In this thirty-minute film, Seyyar Company reevaluates several of Shakespeare’s characters and places them in a variety of contemporary settings.

Adapted and directed by Naz Yeni and spoken in English and Turkish, actors break the fourth wall, speaking their soliloquies mainly to the camera.

Locations include a supermarket, warehouse, construction site, and a modern home, endowing royal figures and others from Shakespeare’s plays completely different lives which are now based on working people and every day locations and workplaces that we recognize today. The new settings are relatable to the viewer and draw us in to see how the updated setting and character choices meld together offering new interpretations of well-known speeches.

Ten actors each portray a different character from a play by Shakespeare, in a brief vignette. The concept is fascinating, the structure of the premise works quite well and the actors are all committed to their characters. One of the most interesting qualities if this piece is that each character has been directed to imbue action into the spoken text, so that Shakespeare’s monologues are not presentational or speechifying.

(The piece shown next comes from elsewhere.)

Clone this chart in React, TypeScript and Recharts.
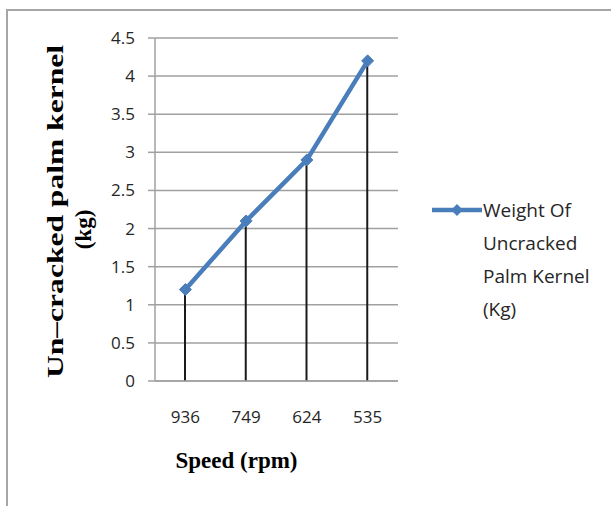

Highlights in this show where the character choice, action and words meld together well to produce innovation are King Lear as a construction worker unloading building materials and leaning against a skip full of rubbish, eating lunch; Caliban  cleaning a hotel bathroom; Prospero loading boxes in a warehouse; and the most successful (but too brief!) scene is Shylock – compellingly played by the actor – clearing tables in a cafe.

One of the joys of reimagining Shakespeare and the universality of the text is to change the time and place. It is also one of the snags because the words and phrases we recognize today may have different meaning in Elizabethan language. This means that words can be taken too literally, or the chosen action impedes the flow and point of the text, or when the words and the action do not complement or enhance the other – and this is where some of the performances will benefit from more exploration.

Beautiful musical excerpts of folk and other selections separate each scene, which add atmosphere to this imaginative show.